Type out the data exactly as given. Skip any image.

□ □ □ □ □

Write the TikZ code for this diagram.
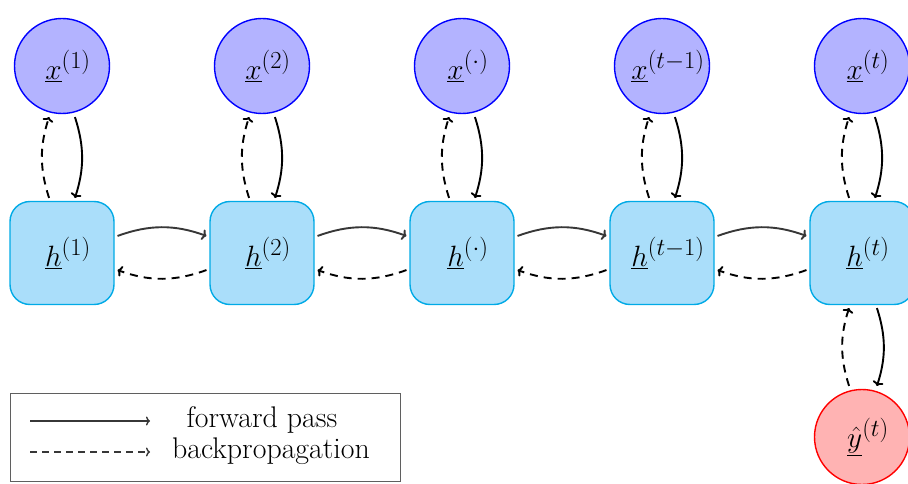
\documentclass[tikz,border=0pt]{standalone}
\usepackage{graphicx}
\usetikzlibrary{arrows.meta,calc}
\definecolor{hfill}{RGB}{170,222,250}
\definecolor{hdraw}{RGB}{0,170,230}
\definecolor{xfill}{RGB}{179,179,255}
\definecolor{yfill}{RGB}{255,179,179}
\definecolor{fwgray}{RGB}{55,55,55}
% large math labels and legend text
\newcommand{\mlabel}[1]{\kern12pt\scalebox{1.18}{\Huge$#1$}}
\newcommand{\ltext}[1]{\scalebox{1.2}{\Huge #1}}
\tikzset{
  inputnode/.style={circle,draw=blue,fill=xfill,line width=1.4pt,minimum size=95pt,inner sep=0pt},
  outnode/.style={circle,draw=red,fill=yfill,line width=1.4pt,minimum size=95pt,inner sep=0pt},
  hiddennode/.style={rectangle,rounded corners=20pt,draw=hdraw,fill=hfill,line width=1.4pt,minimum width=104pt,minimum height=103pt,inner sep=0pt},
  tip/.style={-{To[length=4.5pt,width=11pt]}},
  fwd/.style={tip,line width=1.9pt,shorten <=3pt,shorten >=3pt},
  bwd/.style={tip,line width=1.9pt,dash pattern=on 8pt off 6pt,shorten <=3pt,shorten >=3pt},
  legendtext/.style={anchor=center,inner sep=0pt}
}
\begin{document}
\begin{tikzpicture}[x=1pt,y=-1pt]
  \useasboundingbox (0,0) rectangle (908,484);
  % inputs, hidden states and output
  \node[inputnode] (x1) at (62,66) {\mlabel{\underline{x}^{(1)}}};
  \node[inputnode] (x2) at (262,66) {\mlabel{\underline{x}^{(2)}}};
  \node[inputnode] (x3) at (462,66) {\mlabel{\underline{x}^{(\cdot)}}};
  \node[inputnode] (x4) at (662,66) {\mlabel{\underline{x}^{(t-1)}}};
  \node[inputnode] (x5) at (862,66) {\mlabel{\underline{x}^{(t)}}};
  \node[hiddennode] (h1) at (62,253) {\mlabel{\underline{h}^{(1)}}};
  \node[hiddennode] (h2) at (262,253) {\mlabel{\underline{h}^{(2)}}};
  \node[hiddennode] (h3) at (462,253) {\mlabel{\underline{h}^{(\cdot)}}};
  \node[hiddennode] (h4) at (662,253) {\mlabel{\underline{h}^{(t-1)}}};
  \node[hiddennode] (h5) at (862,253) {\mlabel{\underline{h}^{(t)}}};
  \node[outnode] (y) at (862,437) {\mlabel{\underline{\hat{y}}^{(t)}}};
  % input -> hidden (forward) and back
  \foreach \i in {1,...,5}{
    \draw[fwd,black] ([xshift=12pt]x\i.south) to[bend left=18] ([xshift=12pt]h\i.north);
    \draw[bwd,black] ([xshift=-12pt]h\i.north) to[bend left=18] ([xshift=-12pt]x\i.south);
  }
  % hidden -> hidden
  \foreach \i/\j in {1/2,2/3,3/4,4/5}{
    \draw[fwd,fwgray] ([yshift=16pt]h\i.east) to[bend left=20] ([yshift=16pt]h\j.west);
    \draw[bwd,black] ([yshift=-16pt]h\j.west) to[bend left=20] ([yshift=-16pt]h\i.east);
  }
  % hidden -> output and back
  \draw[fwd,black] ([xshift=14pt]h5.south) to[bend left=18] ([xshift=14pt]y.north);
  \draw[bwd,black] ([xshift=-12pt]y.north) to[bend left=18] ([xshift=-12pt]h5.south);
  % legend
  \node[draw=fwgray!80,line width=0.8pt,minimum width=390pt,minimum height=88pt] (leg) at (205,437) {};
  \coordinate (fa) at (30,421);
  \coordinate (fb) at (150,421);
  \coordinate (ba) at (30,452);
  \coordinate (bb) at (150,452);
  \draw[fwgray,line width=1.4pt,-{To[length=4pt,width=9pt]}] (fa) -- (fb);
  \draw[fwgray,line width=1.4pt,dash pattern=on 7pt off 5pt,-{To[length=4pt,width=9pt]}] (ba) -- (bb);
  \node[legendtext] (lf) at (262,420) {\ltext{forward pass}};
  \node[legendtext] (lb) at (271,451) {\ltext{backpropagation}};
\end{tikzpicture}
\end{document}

□ □ □ □ □

- Response
Write the TikZ code for this diagram.
\documentclass[tikz,border=0pt]{standalone}
\usepackage{graphicx}
\usetikzlibrary{arrows.meta,calc}
\definecolor{hfill}{RGB}{170,222,250}
\definecolor{hdraw}{RGB}{0,170,230}
\definecolor{xfill}{RGB}{179,179,255}
\definecolor{yfill}{RGB}{255,179,179}
\definecolor{fwgray}{RGB}{55,55,55}
% large math labels and legend text
\newcommand{\mlabel}[1]{\kern12pt\scalebox{1.18}{\Huge$#1$}}
\newcommand{\ltext}[1]{\scalebox{1.2}{\Huge #1}}
\tikzset{
  inputnode/.style={circle,draw=blue,fill=xfill,line width=1.4pt,minimum size=95pt,inner sep=0pt},
  outnode/.style={circle,draw=red,fill=yfill,line width=1.4pt,minimum size=95pt,inner sep=0pt},
  hiddennode/.style={rectangle,rounded corners=20pt,draw=hdraw,fill=hfill,line width=1.4pt,minimum width=104pt,minimum height=103pt,inner sep=0pt},
  tip/.style={-{To[length=4.5pt,width=11pt]}},
  fwd/.style={tip,line width=1.9pt,shorten <=3pt,shorten >=3pt},
  bwd/.style={tip,line width=1.9pt,dash pattern=on 8pt off 6pt,shorten <=3pt,shorten >=3pt},
  legendtext/.style={anchor=center,inner sep=0pt}
}
\begin{document}
\begin{tikzpicture}[x=1pt,y=-1pt]
  \useasboundingbox (0,0) rectangle (908,484);
  % inputs, hidden states and output
  \node[inputnode] (x1) at (62,66) {\mlabel{\underline{x}^{(1)}}};
  \node[inputnode] (x2) at (262,66) {\mlabel{\underline{x}^{(2)}}};
  \node[inputnode] (x3) at (462,66) {\mlabel{\underline{x}^{(\cdot)}}};
  \node[inputnode] (x4) at (662,66) {\mlabel{\underline{x}^{(t-1)}}};
  \node[inputnode] (x5) at (862,66) {\mlabel{\underline{x}^{(t)}}};
  \node[hiddennode] (h1) at (62,253) {\mlabel{\underline{h}^{(1)}}};
  \node[hiddennode] (h2) at (262,253) {\mlabel{\underline{h}^{(2)}}};
  \node[hiddennode] (h3) at (462,253) {\mlabel{\underline{h}^{(\cdot)}}};
  \node[hiddennode] (h4) at (662,253) {\mlabel{\underline{h}^{(t-1)}}};
  \node[hiddennode] (h5) at (862,253) {\mlabel{\underline{h}^{(t)}}};
  \node[outnode] (y) at (862,437) {\mlabel{\underline{\hat{y}}^{(t)}}};
  % input -> hidden (forward) and back
  \foreach \i in {1,...,5}{
    \draw[fwd,black] ([xshift=12pt]x\i.south) to[bend left=18] ([xshift=12pt]h\i.north);
    \draw[bwd,black] ([xshift=-12pt]h\i.north) to[bend left=18] ([xshift=-12pt]x\i.south);
  }
  % hidden -> hidden
  \foreach \i/\j in {1/2,2/3,3/4,4/5}{
    \draw[fwd,fwgray] ([yshift=16pt]h\i.east) to[bend left=20] ([yshift=16pt]h\j.west);
    \draw[bwd,black] ([yshift=-16pt]h\j.west) to[bend left=20] ([yshift=-16pt]h\i.east);
  }
  % hidden -> output and back
  \draw[fwd,black] ([xshift=14pt]h5.south) to[bend left=18] ([xshift=14pt]y.north);
  \draw[bwd,black] ([xshift=-12pt]y.north) to[bend left=18] ([xshift=-12pt]h5.south);
  % legend
  \node[draw=fwgray!80,line width=0.8pt,minimum width=390pt,minimum height=88pt] (leg) at (205,437) {};
  \coordinate (fa) at (30,421);
  \coordinate (fb) at (150,421);
  \coordinate (ba) at (30,452);
  \coordinate (bb) at (150,452);
  \draw[fwgray,line width=1.4pt,-{To[length=4pt,width=9pt]}] (fa) -- (fb);
  \draw[fwgray,line width=1.4pt,dash pattern=on 7pt off 5pt,-{To[length=4pt,width=9pt]}] (ba) -- (bb);
  \node[legendtext] (lf) at (262,420) {\ltext{forward pass}};
  \node[legendtext] (lb) at (271,451) {\ltext{backpropagation}};
\end{tikzpicture}
\end{document}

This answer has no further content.